We collected 33 genomic sequences available from GISAID (Table 1). Sequences were aligned using MUSCLE (Edgar 2004). The first and last 150bp were removed, resulting in a total length of 29604bp for the alignment. The collection dates of the viruses ranged from December 24, 2019 to January 23, 2020 and they were used as fixed ages (in unit of years) in subsequent analysis.

We used the BDSS model (Stadler et al. 2013) implemented in the BDSKY package for BEAST 2 (Bouckaert et al. 2019) to infer the phylogeny, divergence times and epidemic dynamics of 2019-nCoV. The model has an important epidemiological parameter, the effective reproductive number *R*_{e}, defined as the number of expected secondary infections caused by an infected individual during the epidemic. The model allows *R*_{e} to change over time, making it feasible to estimate its dynamics (Stadler et al. 2013). In our case, we just allowed one shift of *R*_{e} at time *t*_{shift} and co-estimated them. The prior for *R*_{e} was a lognormal(0, 1.25) distribution with median 1.0 and 95% quantiles between 0.13 and 7.82, and that for *t*_{shift} was normal(2020.010959, 0.010959) with mean on January 4 and standard deviation of 4 days. The BDSS process starts from the origin time *t*_{0}, which was assigned a lognormal(–1, 1.5) prior with median 0.368 (years before the latest sampling time). The other two parameters are the becoming noninfectious rate *δ* and sampling proportion *p*, which were assumed constant over time. *δ* was given a lognormal (2, 1.25) prior with median 7.39 and mean 16.1, expecting the infectious period of an individual (1/*δ*) to be about a month. The sampling proportion of infected individuals *p* was a beta(1, 9) distribution with mean 0.1.

We assumed a strict clock and the clock rate *r* was assigned a gamma(2, 0.0005) prior with mean of 0.001 substitutions per site per year. The substitution model used was HKY+Γ_{4} (Hasegawa et al. 1985; Yang 1994) in which the transition-transversion rate ratio *κ* was set a lognormal(1, 1.25) prior and the gamma shape parameter *α* was an exponential(1) prior.
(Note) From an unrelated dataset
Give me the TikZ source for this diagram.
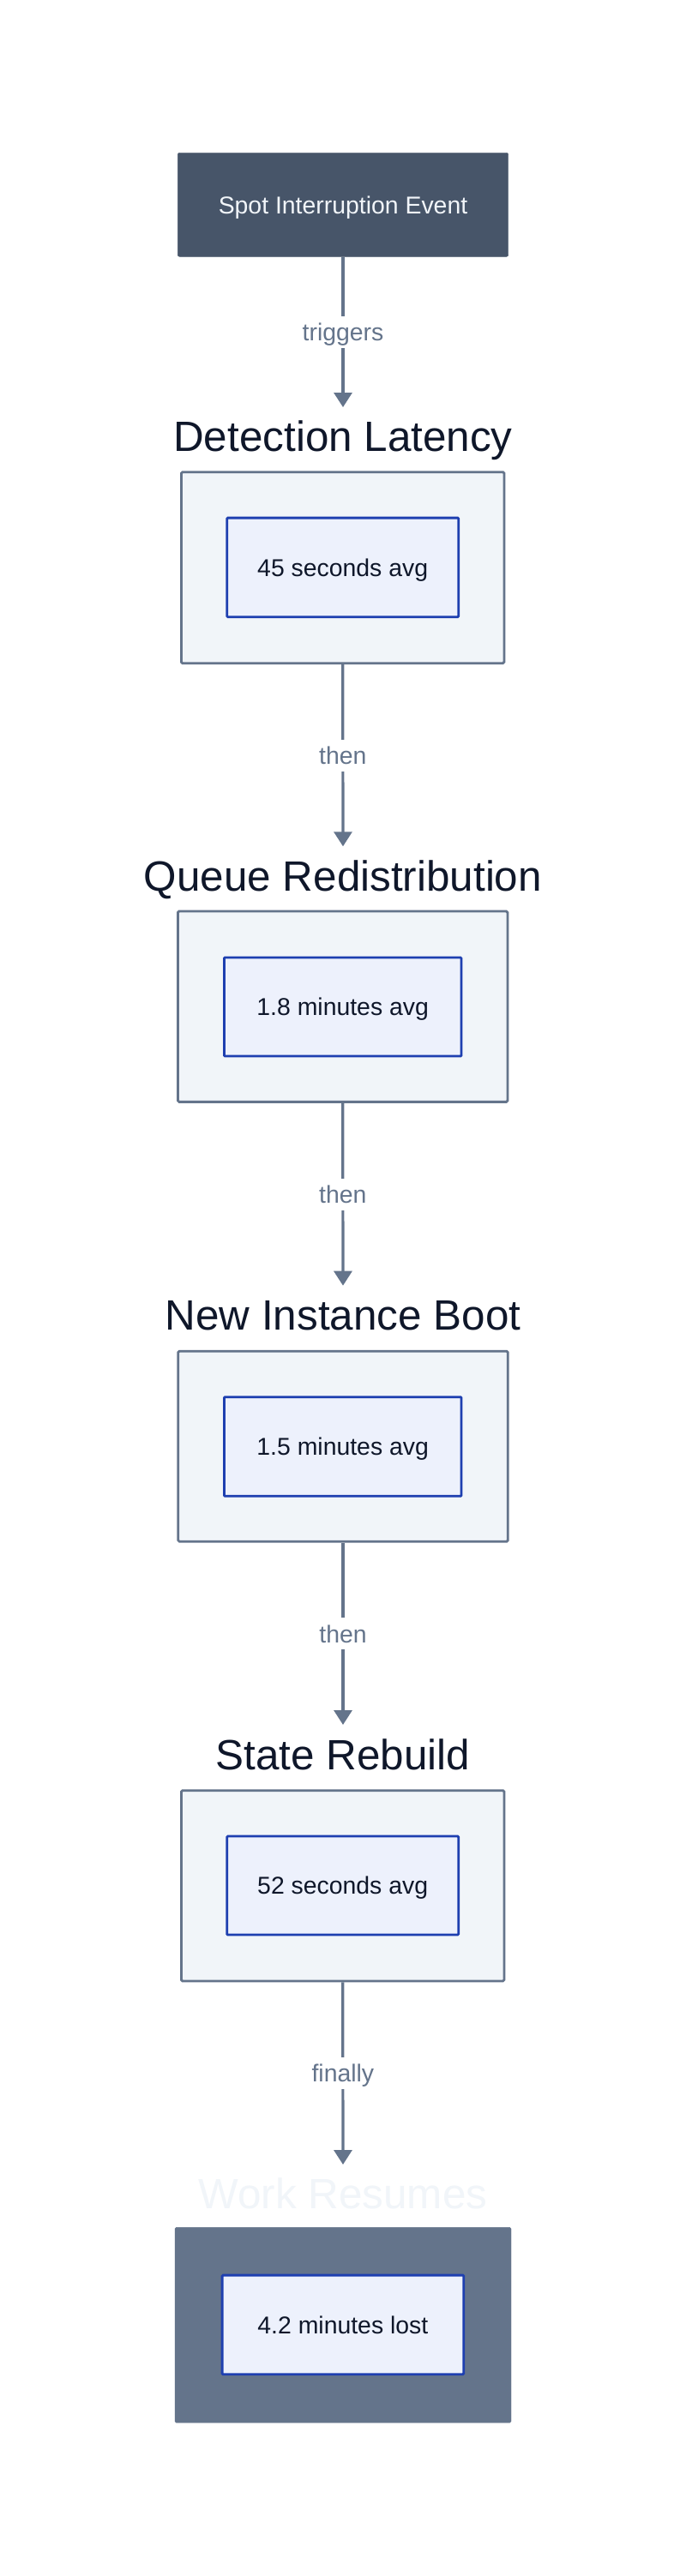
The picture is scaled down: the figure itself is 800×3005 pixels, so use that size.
\documentclass[tikz,border=0pt]{standalone}
\usepackage{fontspec}
\setmainfont{Liberation Sans}
\usetikzlibrary{arrows.meta}
\definecolor{topfill}{HTML}{475569}
\definecolor{toptext}{HTML}{F1F5F9}
\definecolor{clfill}{HTML}{F1F5F9}
\definecolor{cldraw}{HTML}{64748B}
\definecolor{infill}{HTML}{EDF1FC}
\definecolor{indraw}{HTML}{1E3FB0}
\definecolor{darktext}{HTML}{0F172A}
\definecolor{edgecol}{HTML}{64748B}
\definecolor{endfill}{HTML}{64748B}
\definecolor{ghost}{HTML}{F1F5F9}
\begin{document}
\begin{tikzpicture}[x=1pt,y=-1pt,
  small/.style={font=\fontsize{28.4}{34}\selectfont, text height=20.4pt, text depth=0pt, align=center},
  big/.style={font=\fontsize{49.4}{58}\selectfont, text height=35.6pt, text depth=0pt, align=center},
  topbox/.style={fill=topfill, draw=topfill, rounded corners=2pt, text=toptext, small, inner sep=0pt},
  cluster/.style={fill=clfill, draw=cldraw, line width=2.8pt, rounded corners=1.5pt, inner sep=0pt},
  endcluster/.style={fill=endfill, draw=endfill, rounded corners=1.5pt, inner sep=0pt},
  inbox/.style={fill=infill, draw=indraw, line width=2.8pt, rounded corners=1pt, text=darktext, small, inner sep=0pt},
  ctitle/.style={text=darktext, big, inner sep=0pt},
  ghosttitle/.style={ctitle, text=ghost},
  flow/.style={draw=edgecol, line width=3.2pt, -{Triangle[width=21pt,length=17pt]}},
  elabel/.style={fill=white, text=edgecol, small, inner xsep=2pt, inner ysep=8.2pt}
]
\useasboundingbox (0,0) rectangle (800,3005);
\fill[white] (0,0) rectangle (800,3005);

% top event
\node[topbox, minimum width=385.4pt, minimum height=121pt] (spot) at (400,238.8) {Spot Interruption Event};

% cluster 1
\node[ctitle] (t1) at (400,508.9) {Detection Latency};
\node[cluster, minimum width=376.6pt, minimum height=223pt] (c1) at (399.7,662.2) {};
\node[inbox, minimum width=270pt, minimum height=115.6pt] (n1) at (399.7,661.9) {45 seconds avg};

% cluster 2
\node[ctitle] (t2) at (400,1021.5) {Queue Redistribution};
\node[cluster, minimum width=384.6pt, minimum height=222.3pt] (c2) at (399.7,1174.2) {};
\node[inbox, minimum width=276.6pt, minimum height=115pt] (n2) at (399.7,1174.5) {1.8 minutes avg};

% cluster 3
\node[ctitle] (t3) at (400,1533.9) {New Instance Boot};
\node[cluster, minimum width=384.6pt, minimum height=222pt] (c3) at (400,1687.2) {};
\node[inbox, minimum width=276.6pt, minimum height=115.6pt] (n3) at (399.7,1687.5) {1.5 minutes avg};

% cluster 4
\node[ctitle] (t4) at (400,2046.2) {State Rebuild};
\node[cluster, minimum width=376.6pt, minimum height=222.3pt] (c4) at (399.7,2199.8) {};
\node[inbox, minimum width=270pt, minimum height=115pt] (n4) at (399.7,2199.5) {52 seconds avg};

% final cluster
\node[ghosttitle] (t5) at (400,2558.9) {Work Resumes};
\node[endcluster, minimum width=392pt, minimum height=227.7pt] (c5) at (400,2712.2) {};
\node[inbox, minimum width=281.6pt, minimum height=115.6pt] (n5) at (399.9,2711.9) {4.2 minutes lost};

% arrow tips
\coordinate (a1) at (400,475);
\coordinate (a2) at (400,987.3);
\coordinate (a3) at (400,1499.7);
\coordinate (a4) at (400,2012);
\coordinate (a5) at (400,2525);

\draw[flow] (spot.south) -- node[elabel] (l1) {triggers} (a1);
\draw[flow] (c1.south) -- node[elabel] (l2) {then} (a2);
\draw[flow] (c2.south) -- node[elabel] (l3) {then} (a3);
\draw[flow] (c3.south) -- node[elabel] (l4) {then} (a4);
\draw[flow] (c4.south) -- node[elabel] (l5) {finally} (a5);
\end{tikzpicture}
\end{document}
The analysis was performed in the BEAST 2 platform (Bouckaert et al. 2019). We ran 100 million MCMC iterations and sampled every 5000 iterations. The first 20% samples were discarded as burn-in. Convergence was diagnosed in Tracer (Rambaut et al. 2018) to confirm that independent runs gave consensus results and all parameters had effective sample size (ESS) larger than 100. The remaining 80% samples were used to build the maximum clade credibility (MCC) tree and to summarize the parameter estimates.

## Acknowledgments

We thank Louis du Plessis for his valuable help and suggestions on the analysis.